Use Captum to compute integrated gradients for a BERT sentiment classifier on a movie review. Compare the token importance scores with the attention weights. Do they agree? Where do they disagree, and what might that tell you?
Write a prompt that elicits chain-of-thought reasoning from an LLM, then deliberately modify the chain-of-thought to contain an error while keeping the final answer correct. Does the model notice the inconsistency when you ask it to verify its own reasoning?
Take a factual question like “What is the capital of Australia?” and use SHAP to determine which tokens in the question most influence the answer. Then rephrase the question five different ways and see how the attributions change. Are the explanations stable across rephrasings?

References

Lundberg, Scott M., and Su-In Lee. 2017. “A Unified Approach to Interpreting Model Predictions.” Advances in Neural Information Processing Systems 30.

Ribeiro, Marco Tulio, Sameer Singh, and Carlos Guestrin. 2016. “‘Why Should I Trust You?’: Explaining the Predictions of Any Classifier.” arXiv Preprint arXiv:1602.04938.

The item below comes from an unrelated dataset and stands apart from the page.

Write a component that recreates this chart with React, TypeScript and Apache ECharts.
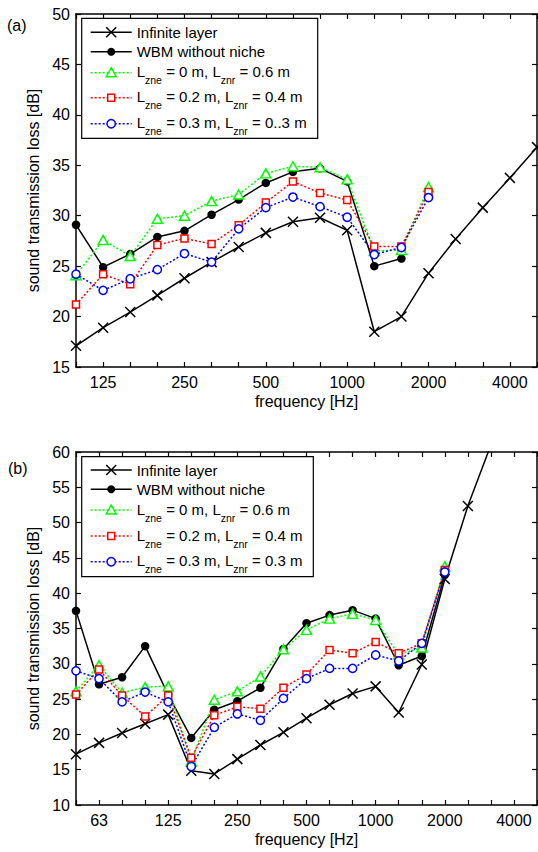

Vaswani, Ashish, Noam Shazeer, Niki Parmar, et al. 2017. “Attention Is All You Need.” Advances in Neural Information Processing Systems.

Wei, Jason, Xuezhi Wang, Dale Schuurmans, et al. 2022. “Chain-of-Thought Prompting Elicits Reasoning in Large Language Models.” arXiv Preprint arXiv:2201.11903.

Wiegreffe, Sarah, and Yuval Pinter. 2019. “Attention Is Not Not Explanation.” arXiv Preprint arXiv:1908.04626.